*Task prompt*
Reproduce exactly, with no pictures, each line from the opening of the material down through the line containing "import seaborn as sns".

[Begin The data]

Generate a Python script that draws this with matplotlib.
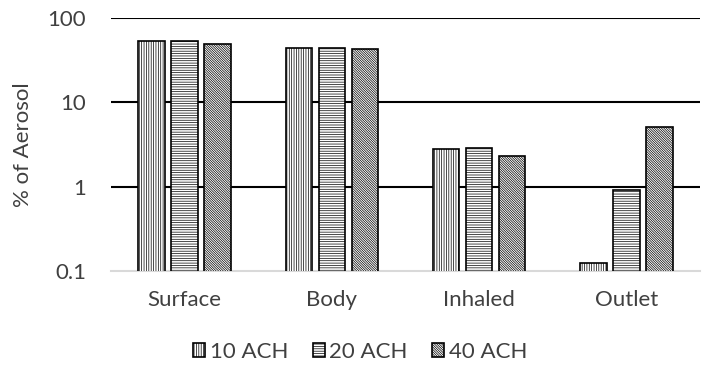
import matplotlib
matplotlib.use("Agg")
import matplotlib.pyplot as plt
import numpy as np

plt.rcParams["font.family"] = ["Lato", "DejaVu Sans"]
plt.rcParams["hatch.linewidth"] = 0.5

# data (log scale)
categories = ["Surface", "Body", "Inhaled", "Outlet"]
series_names = ["10 ACH", "20 ACH", "40 ACH"]
ach10 = [53.8, 43.6, 2.79, 0.126]
ach20 = [52.8, 43.6, 2.87, 0.91]
ach40 = [48.8, 43.2, 2.31, 5.09]
y_ticks = [0.1, 1, 10, 100]
y_tick_labels = ["0.1", "1", "10", "100"]

hatches = ["|" * 7, "-" * 7, "\\" * 14]
TXT = "#404040"

fig = plt.figure(figsize=(7.06, 3.71), dpi=100)
ax = fig.add_axes([111 / 706, 1 - 271 / 371, 589 / 706, 253 / 371])

x = np.arange(len(categories))
width = 0.18
step = 0.224
for i, (vals, hatch, name) in enumerate(zip([ach10, ach20, ach40], hatches, series_names)):
    ax.bar(x + (i - 1) * step, vals, width, color="white",
           edgecolor="black", linewidth=1.2, hatch=hatch, label=name, zorder=3)

ax.set_yscale("log")
ax.set_ylim(0.1, 100)
ax.set_xlim(-0.5, len(categories) - 0.5)
ax.set_yticks(y_ticks)
ax.set_yticklabels(y_tick_labels)
ax.minorticks_off()
ax.set_xticks(x)
ax.set_xticklabels(categories)
ax.tick_params(length=0, labelsize=16, colors=TXT)
ax.tick_params(axis="y", pad=18)
ax.tick_params(axis="x", pad=14)
for v in [1, 10, 100]:
    ax.axhline(v, color="black", linewidth=1.5, zorder=2)

for s in ["top", "right", "left"]:
    ax.spines[s].set_visible(False)
ax.spines["bottom"].set_color("#d9d9d9")
ax.spines["bottom"].set_linewidth(1.5)

ax.set_ylabel("% of Aerosol", fontsize=16, color=TXT, labelpad=10)

leg = fig.legend(loc="center", bbox_to_anchor=(0.51, 1 - 352 / 371), ncol=3,
                 frameon=False, fontsize=16, handlelength=0.55, handleheight=0.55,
                 handletextpad=0.2, columnspacing=1.1, labelcolor=TXT)

fig.savefig("out.png", dpi=100)
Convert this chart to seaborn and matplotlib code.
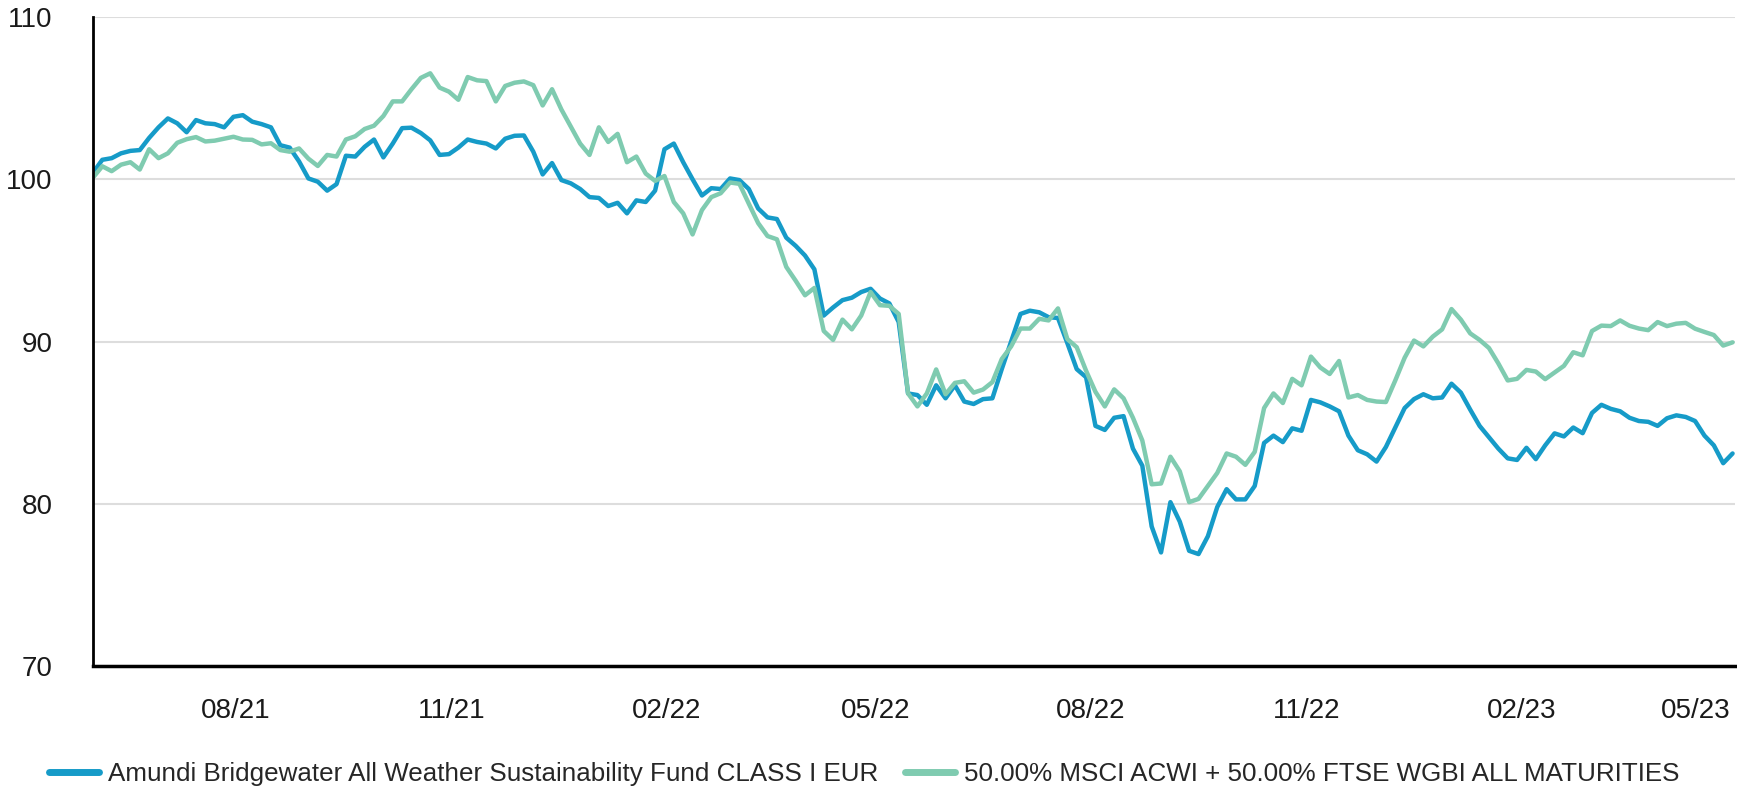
import pandas as pd
import numpy as np
import matplotlib.pyplot as plt
import matplotlib.dates as mdates
from matplotlib.lines import Line2D
import seaborn as sns

# ---------------- SETTINGS ----------------
sns.set_style("white")
plt.rcParams["font.family"] = ["Liberation Sans", "DejaVu Sans"]

FUND = "Amundi Bridgewater All Weather Sustainability Fund CLASS I EUR"
BENCH = "50.00% MSCI ACWI + 50.00% FTSE WGBI ALL MATURITIES"
fund_color = "#169bc8"
bench_color = "#7fcbb0"

# ---------------- DATA (rebased to 100) ----------------
dates = pd.date_range("2021-06-01", periods=176, freq="4D")

fund_values = [
    100.4, 101.2, 101.3, 101.6, 101.75, 101.8, 102.55, 103.2, 103.75, 103.45,
    102.9, 103.65, 103.45, 103.4, 103.2, 103.85, 103.95, 103.55, 103.4, 103.2,
    102.1, 101.95, 101.1, 100.05, 99.85, 99.3, 99.7, 101.45, 101.4, 102.0,
    102.45, 101.35, 102.2, 103.15, 103.18, 102.85, 102.4, 101.5, 101.55, 101.95,
    102.45, 102.3, 102.2, 101.9, 102.5, 102.68, 102.7, 101.7, 100.3, 101.0,
    99.95, 99.75, 99.4, 98.9, 98.85, 98.35, 98.55, 97.9, 98.7, 98.6,
    99.3, 101.85, 102.2, 101.05, 100.0, 99.0, 99.45, 99.4, 100.05, 99.95,
    99.4, 98.2, 97.65, 97.55, 96.4, 95.9, 95.3, 94.45, 91.6, 92.1,
    92.55, 92.7, 93.05, 93.25, 92.65, 92.35, 91.2, 86.8, 86.7, 86.1,
    87.3, 86.5, 87.3, 86.3, 86.15, 86.45, 86.5, 88.3, 90.0, 91.7,
    91.9, 91.8, 91.5, 91.45, 89.9, 88.3, 87.8, 84.8, 84.55, 85.3,
    85.4, 83.4, 82.35, 78.6, 77.0, 80.1, 78.9, 77.1, 76.9, 78.0,
    79.8, 80.9, 80.27, 80.27, 81.1, 83.75, 84.2, 83.8, 84.65, 84.5,
    86.4, 86.25, 86.0, 85.7, 84.2, 83.3, 83.05, 82.6, 83.5, 84.7,
    85.9, 86.45, 86.75, 86.5, 86.55, 87.4, 86.85, 85.8, 84.8, 84.1,
    83.4, 82.8, 82.7, 83.45, 82.75, 83.6, 84.34, 84.15, 84.7, 84.35,
    85.6, 86.1, 85.85, 85.7, 85.3, 85.1, 85.05, 84.8, 85.27, 85.45,
    85.35, 85.1, 84.2, 83.6, 82.5, 83.1,
]

bench_values = [
    100.1, 100.8, 100.5, 100.9, 101.05, 100.6, 101.85, 101.3, 101.6, 102.25,
    102.47, 102.6, 102.33, 102.38, 102.5, 102.62, 102.45, 102.43, 102.15, 102.22,
    101.8, 101.7, 101.9, 101.27, 100.82, 101.5, 101.4, 102.45, 102.65, 103.1,
    103.3, 103.9, 104.8, 104.8, 105.55, 106.25, 106.53, 105.65, 105.4, 104.9,
    106.3, 106.1, 106.05, 104.8, 105.75, 105.95, 106.03, 105.8, 104.55, 105.55,
    104.3, 103.25, 102.2, 101.5, 103.2, 102.3, 102.8, 101.05, 101.4, 100.35,
    99.9, 100.2, 98.6, 97.9, 96.6, 98.1, 98.9, 99.14, 99.8, 99.72,
    98.5, 97.3, 96.5, 96.3, 94.6, 93.75, 92.85, 93.3, 90.65, 90.1,
    91.35, 90.75, 91.6, 93.05, 92.24, 92.2, 91.7, 86.8, 86.0, 86.8,
    88.28, 86.75, 87.45, 87.55, 86.85, 87.04, 87.5, 88.92, 89.7, 90.8,
    90.8, 91.4, 91.3, 92.04, 90.15, 89.65, 88.2, 86.9, 86.0, 87.05,
    86.5, 85.3, 83.9, 81.2, 81.25, 82.9, 82.0, 80.1, 80.3, 81.1,
    81.9, 83.1, 82.9, 82.4, 83.2, 85.9, 86.8, 86.21, 87.7, 87.3,
    89.07, 88.4, 88.0, 88.8, 86.55, 86.7, 86.4, 86.3, 86.27, 87.6,
    89.0, 90.06, 89.7, 90.3, 90.75, 92.0, 91.35, 90.5, 90.1, 89.6,
    88.65, 87.6, 87.7, 88.25, 88.15, 87.68, 88.09, 88.5, 89.34, 89.15,
    90.65, 90.98, 90.95, 91.3, 90.97, 90.8, 90.7, 91.2, 90.95, 91.1,
    91.15, 90.79, 90.59, 90.4, 89.75, 89.95,
]

y_ticks = [70, 80, 90, 100, 110]

df = pd.DataFrame({
    "date": list(dates) + list(dates),
    "value": fund_values + bench_values,
    "series": [FUND] * len(dates) + [BENCH] * len(dates),
})

# ---------------- PLOT ----------------
fig = plt.figure(figsize=(17.37, 7.88), dpi=100)
ax = fig.add_axes([0.0535, 0.1548, 0.9453, 0.8236])

sns.lineplot(
    data=df, x="date", y="value", hue="series",
    hue_order=[FUND, BENCH],
    palette={FUND: fund_color, BENCH: bench_color},
    linewidth=3.2, legend=False, ax=ax
)

ax.set_ylim(70, 110)
ax.set_yticks(y_ticks)
ax.set_xlim(pd.Timestamp("2021-06-01"), pd.Timestamp("2023-05-03"))
ax.xaxis.set_major_locator(mdates.MonthLocator(bymonth=(2, 5, 8, 11)))
ax.xaxis.set_major_formatter(mdates.DateFormatter("%m/%y"))
ax.set_xlabel("")
ax.set_ylabel("")

ax.yaxis.grid(True, color="#dddddd", linewidth=1.5)
ax.xaxis.grid(False)
ax.set_axisbelow(True)

ax.tick_params(axis="x", length=17, width=1, color="#c9d0e0",
               labelsize=20, pad=6, labelcolor="#1a1a1a")
ax.tick_params(axis="y", length=0, labelsize=20, pad=29,
               labelcolor="#1a1a1a")

# last date label sits flush with the right edge
fig.canvas.draw()
ax.get_xticklabels()[-1].set_horizontalalignment("right")

for side in ["top", "right"]:
    ax.spines[side].set_visible(False)
ax.spines["left"].set_color("black")
ax.spines["left"].set_linewidth(2)
ax.spines["bottom"].set_color("black")
ax.spines["bottom"].set_linewidth(2.5)

handles = [Line2D([0], [0], color=fund_color, lw=5),
           Line2D([0], [0], color=bench_color, lw=5)]
fig.legend(handles, [FUND, BENCH], loc="center",
           bbox_to_anchor=(0.4975, 0.0175), ncol=2, frameon=False,
           fontsize=18.7, handlelength=1.9, handletextpad=0.35,
           columnspacing=1.05, borderpad=0.2)

fig.savefig("out.png", dpi=100)
plt.close()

[End The data]

*Final answer*
Generate a Python script that draws this with matplotlib.
import matplotlib
matplotlib.use("Agg")
import matplotlib.pyplot as plt
import numpy as np

plt.rcParams["font.family"] = ["Lato", "DejaVu Sans"]
plt.rcParams["hatch.linewidth"] = 0.5

# data (log scale)
categories = ["Surface", "Body", "Inhaled", "Outlet"]
series_names = ["10 ACH", "20 ACH", "40 ACH"]
ach10 = [53.8, 43.6, 2.79, 0.126]
ach20 = [52.8, 43.6, 2.87, 0.91]
ach40 = [48.8, 43.2, 2.31, 5.09]
y_ticks = [0.1, 1, 10, 100]
y_tick_labels = ["0.1", "1", "10", "100"]

hatches = ["|" * 7, "-" * 7, "\\" * 14]
TXT = "#404040"

fig = plt.figure(figsize=(7.06, 3.71), dpi=100)
ax = fig.add_axes([111 / 706, 1 - 271 / 371, 589 / 706, 253 / 371])

x = np.arange(len(categories))
width = 0.18
step = 0.224
for i, (vals, hatch, name) in enumerate(zip([ach10, ach20, ach40], hatches, series_names)):
    ax.bar(x + (i - 1) * step, vals, width, color="white",
           edgecolor="black", linewidth=1.2, hatch=hatch, label=name, zorder=3)

ax.set_yscale("log")
ax.set_ylim(0.1, 100)
ax.set_xlim(-0.5, len(categories) - 0.5)
ax.set_yticks(y_ticks)
ax.set_yticklabels(y_tick_labels)
ax.minorticks_off()
ax.set_xticks(x)
ax.set_xticklabels(categories)
ax.tick_params(length=0, labelsize=16, colors=TXT)
ax.tick_params(axis="y", pad=18)
ax.tick_params(axis="x", pad=14)
for v in [1, 10, 100]:
    ax.axhline(v, color="black", linewidth=1.5, zorder=2)

for s in ["top", "right", "left"]:
    ax.spines[s].set_visible(False)
ax.spines["bottom"].set_color("#d9d9d9")
ax.spines["bottom"].set_linewidth(1.5)

ax.set_ylabel("% of Aerosol", fontsize=16, color=TXT, labelpad=10)

leg = fig.legend(loc="center", bbox_to_anchor=(0.51, 1 - 352 / 371), ncol=3,
                 frameon=False, fontsize=16, handlelength=0.55, handleheight=0.55,
                 handletextpad=0.2, columnspacing=1.1, labelcolor=TXT)

fig.savefig("out.png", dpi=100)
Convert this chart to seaborn and matplotlib code.
import pandas as pd
import numpy as np
import matplotlib.pyplot as plt
import matplotlib.dates as mdates
from matplotlib.lines import Line2D
import seaborn as sns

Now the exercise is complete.